§ **PROVIDED MATERIAL**:
□ □ □ □

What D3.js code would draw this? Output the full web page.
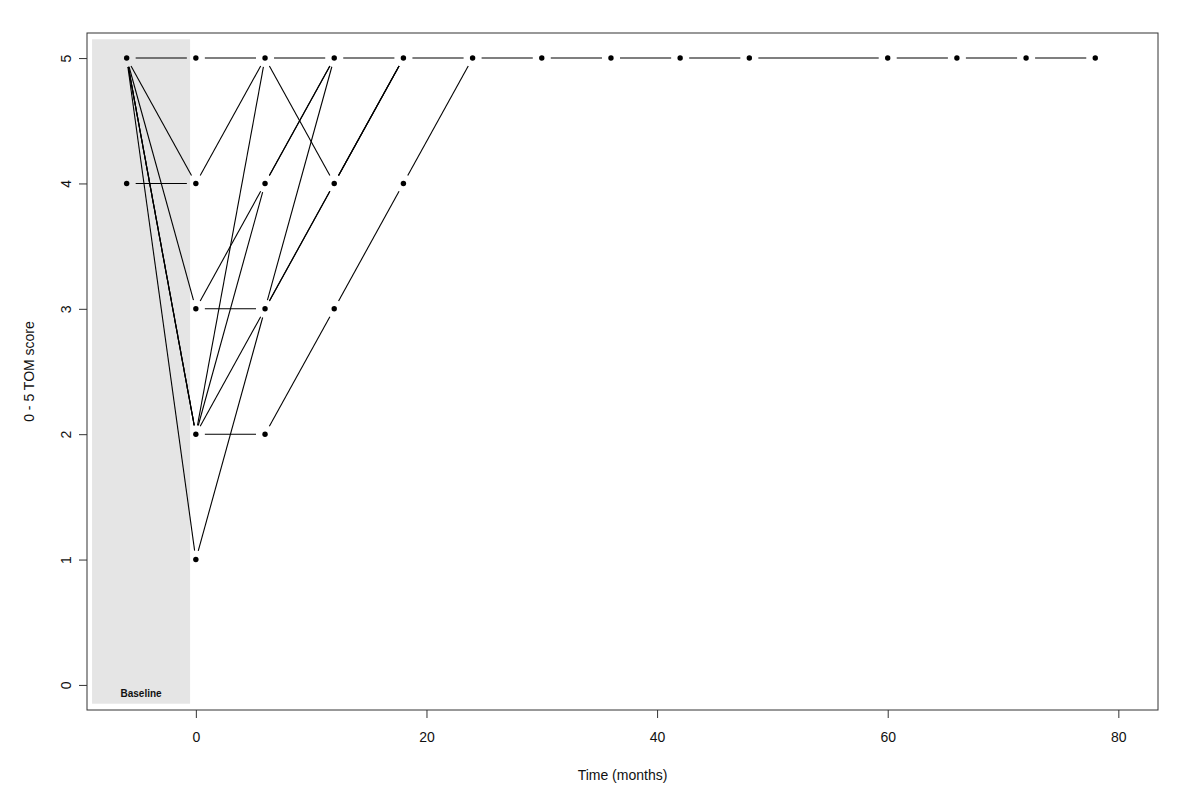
<!DOCTYPE html>
<html>
<head>
<meta charset="utf-8">
<script src="https://cdn.jsdelivr.net/npm/d3@7"></script>
<style>
  html, body { margin: 0; padding: 0; background: #fff; }
  svg { display: block; font-family: "Liberation Sans", Arial, sans-serif; }
</style>
</head>
<body>
<svg id="chart" width="1200" height="811"></svg>
<script>
// ---- Data ----
const timePoints = [-6, 0, 6, 12, 18, 24, 30, 36, 42, 48, 60, 66, 72, 78];
const patient1 = [5, 5, 5, 5, 5, 5, 5, 5, 5, 5, 5, 5, 5, 5];
const patient2 = [4, 4, 5, 4, 5];
const patient3 = [5, 4];
const patient4 = [5, 3, 3, 4, 5];
const patient5 = [null, 3, 4, 5];
const patient6 = [5, 2, 5];
const patient7 = [5, 2, 4, 5];
const patient8 = [null, 2, 3, 5];
const patient9 = [5, 2, 2, 3, 4, 5];
const patient10 = [5, 1, 3, 4, 5];
const patients = [patient1, patient2, patient3, patient4, patient5, patient6, patient7, patient8, patient9, patient10];
const xTicks = [0, 20, 40, 60, 80];
const yTicks = [0, 1, 2, 3, 4, 5];
const baselineRegion = { x0: -9, x1: -0.5, y0: -0.15, y1: 5.15 };
const xLabel = "Time (months)";
const yLabel = "0 - 5 TOM score";
const baselineLabel = "Baseline";

// ---- Layout ----
const svg = d3.select("#chart");
const mLeft = 87, mRight = 1158, mTop = 33, mBottom = 710;
const x = d3.scaleLinear().domain([-9.44, 83.44]).range([mLeft, mRight]);
const y = d3.scaleLinear().domain([-0.2, 5.2]).range([mBottom, mTop]);

// Baseline shaded region
svg.append("rect")
  .attr("x", x(baselineRegion.x0))
  .attr("y", y(baselineRegion.y1))
  .attr("width", x(baselineRegion.x1) - x(baselineRegion.x0))
  .attr("height", y(baselineRegion.y0) - y(baselineRegion.y1))
  .attr("fill", "#e5e5e5");

svg.append("text")
  .attr("x", x((baselineRegion.x0 + baselineRegion.x1) / 2))
  .attr("y", y(baselineRegion.y0) - 7)
  .attr("text-anchor", "middle")
  .attr("font-size", 10)
  .attr("font-weight", "bold")
  .attr("fill", "#111")
  .text(baselineLabel);

// Trajectories (type "b": segments with gaps around points)
const gap = 9;
const segGroup = svg.append("g").attr("stroke", "#000").attr("stroke-width", 1.1).attr("fill", "none");
const pointSet = new Map();
patients.forEach(scores => {
  const pts = [];
  scores.forEach((s, i) => {
    if (s !== null && s !== undefined) pts.push([timePoints[i], s]);
  });
  pts.forEach(p => pointSet.set(p[0] + "_" + p[1], p));
  for (let i = 0; i < pts.length - 1; i++) {
    const x1 = x(pts[i][0]), y1 = y(pts[i][1]);
    const x2 = x(pts[i + 1][0]), y2 = y(pts[i + 1][1]);
    const dx = x2 - x1, dy = y2 - y1;
    const len = Math.sqrt(dx * dx + dy * dy);
    if (len <= 2 * gap) continue;
    const ux = dx / len, uy = dy / len;
    segGroup.append("line")
      .attr("x1", x1 + ux * gap).attr("y1", y1 + uy * gap)
      .attr("x2", x2 - ux * gap).attr("y2", y2 - uy * gap);
  }
});

svg.append("g").selectAll("circle")
  .data(Array.from(pointSet.values()))
  .join("circle")
  .attr("cx", d => x(d[0]))
  .attr("cy", d => y(d[1]))
  .attr("r", 2.7)
  .attr("fill", "#000");

// Box
svg.append("rect")
  .attr("x", mLeft).attr("y", mTop)
  .attr("width", mRight - mLeft).attr("height", mBottom - mTop)
  .attr("fill", "none").attr("stroke", "#333").attr("stroke-width", 1);

// X axis
const xAxis = svg.append("g").attr("transform", `translate(0,${mBottom})`)
  .call(d3.axisBottom(x).tickValues(xTicks).tickSize(8).tickPadding(14).tickFormat(d3.format("d")));
xAxis.select(".domain").remove();
xAxis.selectAll("line").attr("stroke", "#333");
xAxis.selectAll("text").attr("font-size", 14).attr("fill", "#111").attr("font-family", "Liberation Sans, Arial, sans-serif");

// Y axis
const yAxis = svg.append("g").attr("transform", `translate(${mLeft},0)`)
  .call(d3.axisLeft(y).tickValues(yTicks).tickSize(8).tickFormat(d3.format("d")));
yAxis.select(".domain").remove();
yAxis.selectAll("line").attr("stroke", "#333");
yAxis.selectAll("text")
  .attr("font-size", 14).attr("fill", "#111")
  .attr("font-family", "Liberation Sans, Arial, sans-serif")
  .attr("text-anchor", "middle")
  .attr("x", null)
  .attr("transform", "translate(-21,0) rotate(-90)")
  .attr("dy", "0.35em");

// Axis titles
svg.append("text")
  .attr("x", (mLeft + mRight) / 2)
  .attr("y", 780)
  .attr("text-anchor", "middle")
  .attr("font-size", 14)
  .attr("fill", "#111")
  .text(xLabel);

svg.append("text")
  .attr("transform", `translate(34,${(mTop + mBottom) / 2}) rotate(-90)`)
  .attr("text-anchor", "middle")
  .attr("font-size", 14)
  .attr("fill", "#111")
  .text(yLabel);
</script>
</body>
</html>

□ □ □ □

§ **EXERCISE GOAL**:
Copy out all the data without changing anything, and drop the pictures.

§ **RESPONSE**:
What D3.js code would draw this? Output the full web page.
<!DOCTYPE html>
<html>
<head>
<meta charset="utf-8">
<script src="https://cdn.jsdelivr.net/npm/d3@7"></script>
<style>
  html, body { margin: 0; padding: 0; background: #fff; }
  svg { display: block; font-family: "Liberation Sans", Arial, sans-serif; }
</style>
</head>
<body>
<svg id="chart" width="1200" height="811"></svg>
<script>
// ---- Data ----
const timePoints = [-6, 0, 6, 12, 18, 24, 30, 36, 42, 48, 60, 66, 72, 78];
const patient1 = [5, 5, 5, 5, 5, 5, 5, 5, 5, 5, 5, 5, 5, 5];
const patient2 = [4, 4, 5, 4, 5];
const patient3 = [5, 4];
const patient4 = [5, 3, 3, 4, 5];
const patient5 = [null, 3, 4, 5];
const patient6 = [5, 2, 5];
const patient7 = [5, 2, 4, 5];
const patient8 = [null, 2, 3, 5];
const patient9 = [5, 2, 2, 3, 4, 5];
const patient10 = [5, 1, 3, 4, 5];
const patients = [patient1, patient2, patient3, patient4, patient5, patient6, patient7, patient8, patient9, patient10];
const xTicks = [0, 20, 40, 60, 80];
const yTicks = [0, 1, 2, 3, 4, 5];
const baselineRegion = { x0: -9, x1: -0.5, y0: -0.15, y1: 5.15 };
const xLabel = "Time (months)";
const yLabel = "0 - 5 TOM score";
const baselineLabel = "Baseline";

// ---- Layout ----
const svg = d3.select("#chart");
const mLeft = 87, mRight = 1158, mTop = 33, mBottom = 710;
const x = d3.scaleLinear().domain([-9.44, 83.44]).range([mLeft, mRight]);
const y = d3.scaleLinear().domain([-0.2, 5.2]).range([mBottom, mTop]);

// Baseline shaded region
svg.append("rect")
  .attr("x", x(baselineRegion.x0))
  .attr("y", y(baselineRegion.y1))
  .attr("width", x(baselineRegion.x1) - x(baselineRegion.x0))
  .attr("height", y(baselineRegion.y0) - y(baselineRegion.y1))
  .attr("fill", "#e5e5e5");

svg.append("text")
  .attr("x", x((baselineRegion.x0 + baselineRegion.x1) / 2))
  .attr("y", y(baselineRegion.y0) - 7)
  .attr("text-anchor", "middle")
  .attr("font-size", 10)
  .attr("font-weight", "bold")
  .attr("fill", "#111")
  .text(baselineLabel);

// Trajectories (type "b": segments with gaps around points)
const gap = 9;
const segGroup = svg.append("g").attr("stroke", "#000").attr("stroke-width", 1.1).attr("fill", "none");
const pointSet = new Map();
patients.forEach(scores => {
  const pts = [];
  scores.forEach((s, i) => {
    if (s !== null && s !== undefined) pts.push([timePoints[i], s]);
  });
  pts.forEach(p => pointSet.set(p[0] + "_" + p[1], p));
  for (let i = 0; i < pts.length - 1; i++) {
    const x1 = x(pts[i][0]), y1 = y(pts[i][1]);
    const x2 = x(pts[i + 1][0]), y2 = y(pts[i + 1][1]);
    const dx = x2 - x1, dy = y2 - y1;
    const len = Math.sqrt(dx * dx + dy * dy);
    if (len <= 2 * gap) continue;
    const ux = dx / len, uy = dy / len;
    segGroup.append("line")
      .attr("x1", x1 + ux * gap).attr("y1", y1 + uy * gap)
      .attr("x2", x2 - ux * gap).attr("y2", y2 - uy * gap);
  }
});

svg.append("g").selectAll("circle")
  .data(Array.from(pointSet.values()))
  .join("circle")
  .attr("cx", d => x(d[0]))
  .attr("cy", d => y(d[1]))
  .attr("r", 2.7)
  .attr("fill", "#000");

// Box
svg.append("rect")
  .attr("x", mLeft).attr("y", mTop)
  .attr("width", mRight - mLeft).attr("height", mBottom - mTop)
  .attr("fill", "none").attr("stroke", "#333").attr("stroke-width", 1);

// X axis
const xAxis = svg.append("g").attr("transform", `translate(0,${mBottom})`)
  .call(d3.axisBottom(x).tickValues(xTicks).tickSize(8).tickPadding(14).tickFormat(d3.format("d")));
xAxis.select(".domain").remove();
xAxis.selectAll("line").attr("stroke", "#333");
xAxis.selectAll("text").attr("font-size", 14).attr("fill", "#111").attr("font-family", "Liberation Sans, Arial, sans-serif");

// Y axis
const yAxis = svg.append("g").attr("transform", `translate(${mLeft},0)`)
  .call(d3.axisLeft(y).tickValues(yTicks).tickSize(8).tickFormat(d3.format("d")));
yAxis.select(".domain").remove();
yAxis.selectAll("line").attr("stroke", "#333");
yAxis.selectAll("text")
  .attr("font-size", 14).attr("fill", "#111")
  .attr("font-family", "Liberation Sans, Arial, sans-serif")
  .attr("text-anchor", "middle")
  .attr("x", null)
  .attr("transform", "translate(-21,0) rotate(-90)")
  .attr("dy", "0.35em");

// Axis titles
svg.append("text")
  .attr("x", (mLeft + mRight) / 2)
  .attr("y", 780)
  .attr("text-anchor", "middle")
  .attr("font-size", 14)
  .attr("fill", "#111")
  .text(xLabel);

svg.append("text")
  .attr("transform", `translate(34,${(mTop + mBottom) / 2}) rotate(-90)`)
  .attr("text-anchor", "middle")
  .attr("font-size", 14)
  .attr("fill", "#111")
  .text(yLabel);
</script>
</body>
</html>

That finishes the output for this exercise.